3scale / APIcast

3scale API Gateway
Apache License 2.0
304 stars 171 forks source link

Opentracing make including @out_of_band_authrep_action metric optional #885

Open gnunn1 opened 6 years ago

gnunn1 commented 6 years ago

[provide a description of the issue]

When using opentracing with apicast, a metric is included with the tracing for @out_of_band_authrep_action metric. I'm not sure what exactly this is, maybe the asynchronous communication of metrics and response codes? However if it is async as the name implies, is it useful for this to be included since it skews times shown in jaeger. While you can certainly drill into the request to see how things are broken out, I suspect it would be more useful to see the synchronous time only.

I'm wondering if it would be useful to make this optional via a flag in the jaeger configmap that is mounted to the apicast deployment.

Version

nginx version: openresty/1.13.6.2 built by gcc 4.8.5 20150623 (Red Hat 4.8.5-28) (GCC) built with OpenSSL 1.1.0h 27 Mar 2018 TLS SNI support enabled configure arguments: --prefix=/usr/local/openresty/nginx --with-cc-opt='-O2 -DNGX_LUA_ABORT_AT_PANIC -I/usr/local/openresty/zlib/include -I/usr/local/openresty/pcre/include -I/usr/local/openresty/openssl/include' --add-module=../ngx_devel_kit-0.3.0 --add-module=../echo-nginx-module-0.61 --add-module=../xss-nginx-module-0.06 --add-module=../ngx_coolkit-0.2rc3 --add-module=../set-misc-nginx-module-0.32 --add-module=../form-input-nginx-module-0.12 --add-module=../encrypted-session-nginx-module-0.08 --add-module=../srcache-nginx-module-0.31 --add-module=../ngx_lua-0.10.13 --add-module=../ngx_lua_upstream-0.07 --add-module=../headers-more-nginx-module-0.33 --add-module=../array-var-nginx-module-0.05 --add-module=../memc-nginx-module-0.19 --add-module=../redis2-nginx-module-0.15 --add-module=../redis-nginx-module-0.3.7 --add-module=../ngx_stream_lua-0.0.5 --with-ld-opt='-Wl,-rpath,/usr/local/openresty/luajit/lib -L/usr/local/openresty/zlib/lib -L/usr/local/openresty/pcre/lib -L/usr/local/openresty/openssl/lib -Wl,-rpath,/usr/local/openresty/zlib/lib:/usr/local/openresty/pcre/lib:/usr/local/openresty/openssl/lib' --with-pcre-jit --with-stream --with-stream_ssl_module --with-stream_ssl_preread_module --with-http_v2_module --without-mail_pop3_module --without-mail_imap_module --without-mail_smtp_module --with-http_stub_status_module --with-http_realip_module --with-http_addition_module --with-http_auth_request_module --with-http_secure_link_module --with-http_random_index_module --with-http_gzip_static_module --with-http_sub_module --with-http_dav_module --with-http_flv_module --with-http_mp4_module --with-http_gunzip_module --with-threads --with-dtrace-probes --with-stream --with-stream_ssl_module --with-http_ssl_module

Steps To Reproduce

Follow the steps in this blog article: https://itnext.io/adding-opentracing-support-to-apicast-api-gateway-a8e0a38347d2

Current Result

Shows @out_of_band_authrep_action metric

Expected Result

Optionally exclude @out_of_band_authrep_action metric

mikz commented 6 years ago

@out_of_band_authrep_action reports to 3scale backend metrics and usage. It is almost asynchronous. It is not going to accept next request on the same TCP connection until it has completed.

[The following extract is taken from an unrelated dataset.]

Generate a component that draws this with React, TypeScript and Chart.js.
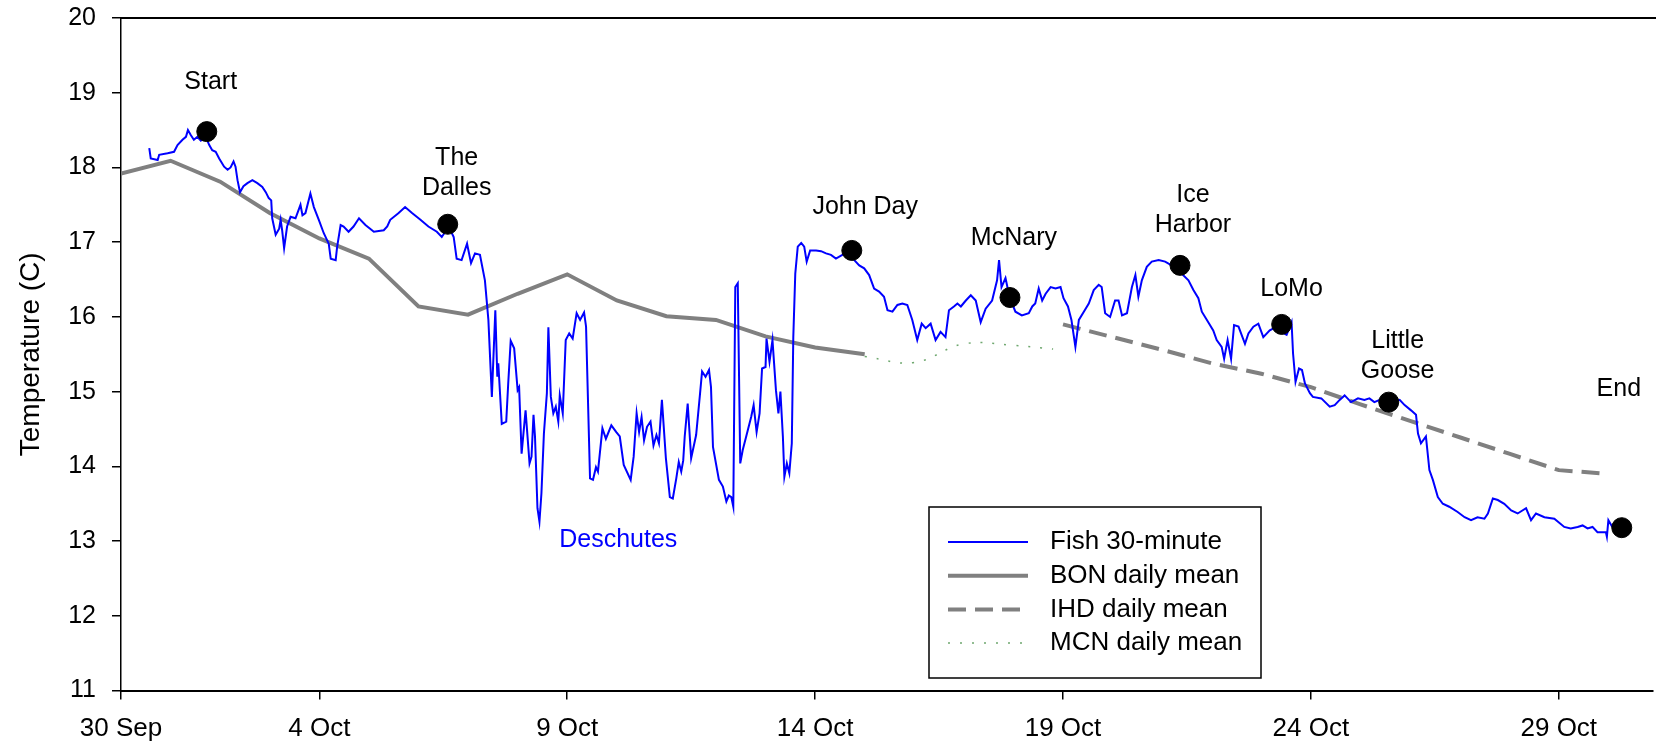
import React, { useEffect, useRef } from "react";
import { Chart, registerables } from "chart.js";

Chart.register(...registerables);

const FONT = "'Liberation Sans', Arial, sans-serif";

// Axis setup
const tickDays = [0, 4, 9, 14, 19, 24, 29];
const tickLabels = ["30 Sep", "4 Oct", "9 Oct", "14 Oct", "19 Oct", "24 Oct", "29 Oct"];
const xMin = 0;
const xMax = 30.9;
const yMin = 11;
const yMax = 20;

// Fish 30-minute temperature (days after 30 Sep, deg C)
const fishDays = [
  0.57, 0.6, 0.74, 0.77, 0.94, 1.07, 1.14, 1.24, 1.31, 1.35, 1.41, 1.47, 1.54, 1.61, 1.71, 1.78, 1.84, 1.91, 1.98,
  2.08, 2.15, 2.21, 2.27, 2.31, 2.35, 2.4, 2.47, 2.55, 2.65, 2.75, 2.85, 2.92, 2.98, 3.03, 3.05, 3.12, 3.19, 3.22,
  3.25, 3.29, 3.35, 3.42, 3.52, 3.62, 3.66, 3.72, 3.82, 3.89, 3.99, 4.09, 4.19, 4.23, 4.33, 4.36, 4.43, 4.49, 4.59,
  4.69, 4.8, 4.93, 5.1, 5.3, 5.37, 5.43, 5.6, 5.73, 5.87, 6.04, 6.2, 6.37, 6.47, 6.61, 6.71, 6.77, 6.87, 6.98, 7.06,
  7.14, 7.24, 7.34, 7.41, 7.48, 7.55, 7.59, 7.61, 7.68, 7.77, 7.81, 7.86, 7.93, 8.0, 8.03, 8.08, 8.16, 8.24, 8.28,
  8.32, 8.35, 8.4, 8.44, 8.48, 8.53, 8.59, 8.62, 8.67, 8.72, 8.77, 8.82, 8.85, 8.91, 8.97, 9.04, 9.11, 9.19, 9.26,
  9.34, 9.38, 9.46, 9.52, 9.58, 9.62, 9.71, 9.78, 9.89, 9.99, 10.06, 10.14, 10.28, 10.34, 10.4, 10.45, 10.5, 10.55,
  10.61, 10.68, 10.74, 10.8, 10.85, 10.91, 10.99, 11.07, 11.13, 11.2, 11.25, 11.3, 11.34, 11.37, 11.43, 11.5, 11.6,
  11.68, 11.72, 11.79, 11.86, 11.9, 11.94, 12.06, 12.14, 12.21, 12.26, 12.31, 12.35, 12.39, 12.44, 12.49, 12.54,
  12.61, 12.71, 12.76, 12.82, 12.88, 12.93, 13.0, 13.02, 13.08, 13.14, 13.21, 13.26, 13.3, 13.35, 13.38, 13.43,
  13.48, 13.53, 13.56, 13.6, 13.65, 13.72, 13.78, 13.83, 13.9, 14.02, 14.12, 14.22, 14.32, 14.42, 14.55, 14.65,
  14.79, 14.89, 14.99, 15.09, 15.19, 15.29, 15.39, 15.46, 15.56, 15.66, 15.76, 15.86, 15.96, 16.06, 16.15, 16.23,
  16.33, 16.43, 16.53, 16.63, 16.7, 16.8, 16.87, 16.94, 17.04, 17.14, 17.24, 17.34, 17.44, 17.57, 17.67, 17.71,
  17.76, 17.84, 17.92, 18.04, 18.17, 18.31, 18.38, 18.44, 18.51, 18.58, 18.65, 18.75, 18.85, 18.95, 19.01, 19.1,
  19.17, 19.25, 19.32, 19.42, 19.52, 19.62, 19.72, 19.78, 19.85, 19.95, 20.05, 20.12, 20.19, 20.29, 20.39, 20.46,
  20.52, 20.59, 20.69, 20.79, 20.93, 21.06, 21.19, 21.39, 21.53, 21.63, 21.73, 21.8, 21.93, 22.03, 22.1, 22.2,
  22.25, 22.32, 22.39, 22.45, 22.54, 22.67, 22.74, 22.84, 22.94, 23.04, 23.17, 23.31, 23.41, 23.51, 23.61, 23.64,
  23.69, 23.76, 23.82, 23.88, 23.98, 24.04, 24.21, 24.38, 24.48, 24.58, 24.68, 24.81, 24.95, 25.08, 25.18, 25.28,
  25.39, 25.55, 25.79, 25.89, 26.02, 26.12, 26.16, 26.22, 26.32, 26.39, 26.46, 26.56, 26.66, 26.79, 26.96, 27.1,
  27.23, 27.36, 27.5, 27.57, 27.67, 27.77, 27.9, 28.04, 28.17, 28.34, 28.44, 28.54, 28.71, 28.91, 29.11, 29.24,
  29.38, 29.48, 29.58, 29.68, 29.78, 29.95, 29.97, 30.0, 30.08,
];
const fishTemps = [
  18.26, 18.12, 18.1, 18.17, 18.19, 18.21, 18.3, 18.37, 18.41, 18.5, 18.43, 18.37, 18.41, 18.36, 18.41, 18.3, 18.23,
  18.21, 18.12, 18.01, 17.97, 18.0, 18.08, 18.01, 17.83, 17.67, 17.75, 17.79, 17.83, 17.79, 17.74, 17.67, 17.59,
  17.56, 17.32, 17.1, 17.18, 17.3, 17.16, 16.92, 17.21, 17.34, 17.32, 17.5, 17.36, 17.39, 17.65, 17.47, 17.3, 17.12,
  16.98, 16.78, 16.76, 16.94, 17.23, 17.21, 17.14, 17.21, 17.32, 17.23, 17.14, 17.16, 17.21, 17.3, 17.39, 17.47,
  17.39, 17.3, 17.21, 17.14, 17.07, 17.21, 17.07, 16.78, 16.76, 16.98, 16.72, 16.85, 16.83, 16.49, 15.96, 14.93,
  16.09, 15.2, 15.38, 14.57, 14.6, 15.11, 15.68, 15.58, 15.02, 15.06, 14.17, 14.75, 14.04, 14.13, 14.69, 14.4, 13.44,
  13.26, 13.64, 14.44, 14.98, 15.86, 14.93, 14.71, 14.8, 14.6, 14.95, 14.71, 15.69, 15.78, 15.71, 16.05, 15.96,
  16.06, 15.87, 13.84, 13.82, 13.99, 13.93, 14.51, 14.37, 14.55, 14.46, 14.4, 14.02, 13.82, 14.13, 14.71, 14.46,
  14.66, 14.35, 14.53, 14.6, 14.28, 14.42, 14.31, 14.89, 14.11, 13.59, 13.57, 13.84, 14.06, 13.93, 14.08, 14.4,
  14.84, 14.11, 14.42, 14.98, 15.27, 15.2, 15.29, 15.06, 14.26, 13.82, 13.73, 13.53, 13.61, 13.59, 13.46, 16.4,
  16.45, 14.04, 14.22, 14.4, 14.66, 14.82, 14.46, 14.71, 15.31, 15.33, 15.71, 15.4, 15.69, 15.02, 14.71, 15.0, 14.4,
  13.86, 14.04, 13.91, 14.31, 15.73, 16.58, 16.94, 16.99, 16.94, 16.74, 16.89, 16.89, 16.88, 16.85, 16.83, 16.78,
  16.83, 16.87, 16.76, 16.69, 16.65, 16.56, 16.38, 16.34, 16.27, 16.09, 16.07, 16.16, 16.18, 16.16, 15.96, 15.69,
  15.91, 15.85, 15.91, 15.69, 15.8, 15.73, 16.09, 16.14, 16.18, 16.14, 16.22, 16.29, 16.22, 15.93, 16.11, 16.22,
  16.49, 16.76, 16.4, 16.52, 16.27, 16.07, 16.02, 16.05, 16.14, 16.18, 16.38, 16.22, 16.31, 16.4, 16.38, 16.4,
  16.25, 16.14, 15.96, 15.6, 15.96, 16.07, 16.18, 16.36, 16.43, 16.4, 16.05, 16.0, 16.22, 16.22, 16.02, 16.05,
  16.4, 16.56, 16.27, 16.49, 16.67, 16.74, 16.76, 16.74, 16.69, 16.58, 16.49, 16.36, 16.25, 16.07, 15.93, 15.82,
  15.69, 15.6, 15.44, 15.69, 15.44, 15.89, 15.87, 15.64, 15.78, 15.87, 15.91, 15.73, 15.82, 15.87, 15.8, 15.76,
  15.93, 15.51, 15.13, 15.31, 15.29, 15.11, 14.98, 14.93, 14.91, 14.8, 14.82, 14.89, 14.95, 14.86, 14.91, 14.89,
  14.91, 14.86, 14.89, 14.85, 14.89, 14.82, 14.75, 14.69, 14.44, 14.31, 14.4, 13.95, 13.82, 13.59, 13.5, 13.46,
  13.39, 13.32, 13.28, 13.32, 13.3, 13.37, 13.57, 13.55, 13.5, 13.41, 13.37, 13.44, 13.28, 13.37, 13.32, 13.3,
  13.19, 13.17, 13.19, 13.21, 13.17, 13.19, 13.12, 13.12, 13.06, 13.28, 13.19,
];

// BON daily mean
const bonDays = [0, 1, 2, 3, 4, 5, 6, 7, 8, 9, 10, 11, 12, 13, 14, 15];
const bonTemps = [17.92, 18.09, 17.81, 17.39, 17.05, 16.78, 16.14, 16.03, 16.31, 16.57, 16.22, 16.01, 15.96, 15.74, 15.59, 15.5];

// MCN daily mean
const mcnDays = [15, 16, 17, 18, 18.8];
const mcnTemps = [15.47, 15.39, 15.64, 15.62, 15.57];

// IHD daily mean
const ihdDays = [19, 20, 21, 22, 23, 24, 25, 26, 27, 28, 29, 30];
const ihdTemps = [15.9, 15.73, 15.56, 15.38, 15.24, 15.06, 14.83, 14.61, 14.39, 14.17, 13.95, 13.9];

// Dam passage markers
const siteNames = [["Start"], ["The", "Dalles"], ["John Day"], ["McNary"], ["Ice", "Harbor"], ["LoMo"], ["Little", "Goose"], ["End"]];
const siteDays = [1.73, 6.59, 14.74, 17.93, 21.36, 23.41, 25.57, 30.27];
const siteTemps = [18.48, 17.24, 16.89, 16.26, 16.69, 15.9, 14.86, 13.18];
const labelDays = [1.81, 6.77, 15.01, 18.01, 21.62, 23.61, 25.75, 30.21];
const labelTemps = [19.14, 17.93, 17.47, 17.05, 17.43, 16.37, 15.48, 15.04];

const riverName = "Deschutes";
const riverDay = 10.03;
const riverTemp = 13.01;

const legendLabels = ["Fish 30-minute", "BON daily mean", "IHD daily mean", "MCN daily mean"];

const toXY = (xs: number[], ys: number[]) => xs.map((x, i) => ({ x, y: ys[i] }));

const annotatePlugin = {
  id: "annotate",
  afterDatasetsDraw(chart: any) {
    const { ctx, chartArea: ca, scales } = chart;
    const x = scales.x;
    const y = scales.y;
    ctx.save();
    // top frame line
    ctx.strokeStyle = "#000";
    ctx.lineWidth = 2;
    ctx.beginPath();
    ctx.moveTo(ca.left, ca.top);
    ctx.lineTo(chart.width, ca.top);
    ctx.stroke();

    ctx.font = `25px ${FONT}`;
    ctx.textAlign = "center";
    ctx.textBaseline = "middle";
    ctx.fillStyle = "#000";
    const lh = 30;
    siteNames.forEach((lines, i) => {
      const cx = x.getPixelForValue(labelDays[i]);
      const cy = y.getPixelForValue(labelTemps[i]);
      lines.forEach((t, j) => {
        ctx.fillText(t, cx, cy + (j - (lines.length - 1) / 2) * lh);
      });
    });
    ctx.fillStyle = "#0000ff";
    ctx.fillText(riverName, x.getPixelForValue(riverDay), y.getPixelForValue(riverTemp));
    ctx.restore();
  },
  afterDraw(chart: any) {
    const { ctx, chartArea: ca } = chart;
    const ds = chart.data.datasets;
    const left = ca.left + 808;
    const top = ca.bottom - 183.6;
    const w = 332;
    const h = 171;
    ctx.save();
    ctx.fillStyle = "#fff";
    ctx.fillRect(left, top, w, h);
    ctx.strokeStyle = "#000";
    ctx.lineWidth = 1.5;
    ctx.strokeRect(left, top, w, h);
    const styles = [ds[1], ds[2], ds[3], ds[4]];
    styles.forEach((d: any, i: number) => {
      const ry = top + 35 + i * 33.7;
      ctx.strokeStyle = d.borderColor;
      ctx.lineWidth = d.borderWidth;
      ctx.setLineDash(d.borderDash || []);
      ctx.beginPath();
      ctx.moveTo(left + 19, ry);
      ctx.lineTo(left + 99, ry);
      ctx.stroke();
      ctx.setLineDash([]);
      ctx.fillStyle = "#000";
      ctx.font = `26px ${FONT}`;
      ctx.textAlign = "left";
      ctx.textBaseline = "middle";
      ctx.fillText(legendLabels[i], left + 121, ry);
    });
    ctx.restore();
  },
};

export default function App() {
  const ref = useRef<HTMLCanvasElement>(null);
  useEffect(() => {
    const chart = new Chart(ref.current as HTMLCanvasElement, {
      type: "scatter",
      data: {
        datasets: [
          {
            label: "Sites",
            data: toXY(siteDays, siteTemps),
            pointRadius: 10,
            pointBackgroundColor: "#000",
            pointBorderColor: "#000",
            showLine: false,
          } as any,
          {
            label: legendLabels[0],
            data: toXY(fishDays, fishTemps),
            showLine: true,
            borderColor: "#0000ff",
            borderWidth: 2,
            pointRadius: 0,
            tension: 0,
          },
          {
            label: legendLabels[1],
            data: toXY(bonDays, bonTemps),
            showLine: true,
            borderColor: "#808080",
            borderWidth: 4,
            pointRadius: 0,
            tension: 0,
          },
          {
            label: legendLabels[2],
            data: toXY(ihdDays, ihdTemps),
            showLine: true,
            borderColor: "#808080",
            borderWidth: 4,
            borderDash: [18, 9],
            pointRadius: 0,
            tension: 0,
          },
          {
            label: legendLabels[3],
            data: toXY(mcnDays, mcnTemps),
            showLine: true,
            borderColor: "#6fa86f",
            borderWidth: 1.5,
            borderDash: [2, 10],
            pointRadius: 0,
            tension: 0.4,
          },
        ],
      },
      options: {
        animation: false,
        responsive: false,
        devicePixelRatio: 1,
        layout: { padding: { top: 18, right: 0, bottom: 0, left: 0 } },
        plugins: {
          legend: { display: false },
          tooltip: { enabled: false },
        },
        scales: {
          x: {
            type: "linear",
            min: xMin,
            max: xMax,
            afterBuildTicks: (s: any) => {
              s.ticks = tickDays.map((v) => ({ value: v }));
            },
            afterFit: (s: any) => {
              s.height = 55.4;
              s.paddingRight = 0;
              s.paddingLeft = 0;
            },
            ticks: {
              autoSkip: false,
              maxRotation: 0,
              padding: 14,
              color: "#000",
              font: { size: 26, family: FONT },
              callback: (v: any) => {
                const i = tickDays.indexOf(Number(v));
                return i >= 0 ? tickLabels[i] : "";
              },
            },
            grid: { drawOnChartArea: false, tickLength: 9, color: "#000", lineWidth: 1.5 },
            border: { color: "#000", width: 2 },
          },
          y: {
            min: yMin,
            max: yMax,
            afterFit: (s: any) => {
              s.width = 121;
              s.paddingTop = 0;
              s.paddingBottom = 0;
            },
            ticks: {
              stepSize: 1,
              padding: 16,
              color: "#000",
              font: { size: 25, family: FONT },
            },
            grid: { drawOnChartArea: false, tickLength: 9, color: "#000", lineWidth: 1.5 },
            border: { color: "#000", width: 1.5 },
            title: {
              display: true,
              text: "Temperature (C)",
              color: "#000",
              font: { size: 28, family: FONT },
              padding: { top: 14, bottom: 0 },
            },
          },
        },
      },
      plugins: [annotatePlugin],
    } as any);
    return () => chart.destroy();
  }, []);

  return (
    <div style={{ position: "fixed", left: 0, top: 0, width: 1656, height: 746, background: "#fff", overflow: "hidden" }}>
      <canvas ref={ref} width={1664} height={746} style={{ display: "block", width: 1664, height: 746 }} />
    </div>
  );
}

We believe it is useful to have it and it would be not so easy for us to make that configurable right now.

Maybe @jmprusi has a different take on this.

jmprusi commented 6 years ago

I agree with @gnunn1 that this can skew the perception of "REAL" latency, so perhaps, we can make that optional.

We should test if setting opentracing off in that location will work. (Is the @out_of_band location templated by liquid?) and control that via an ENV var OPENTRACING_DISABLE_OUTOFBAND

mikz commented 6 years ago

I'd rather devise a real fix: close the request span before @out_of_band_authrep_action, so it is shown as asynchronous in the UI.

I think OpenTracing is something you use in debugging situations, not just all the time. At least to the degree of tracing every little interaction. And in that situation, I think you want to know how long it took to report to 3scale. Regardless if it makes it harder for you to see the upstream response or how long took the whole request. We can name it better, so it is more obvious it is asynchronous action to report data to 3scale. If you are interested in how long the requests took: there are logs and possibly will have that as Prometheus metrics. OpenTracing is debugging tool and should be providing debugging information.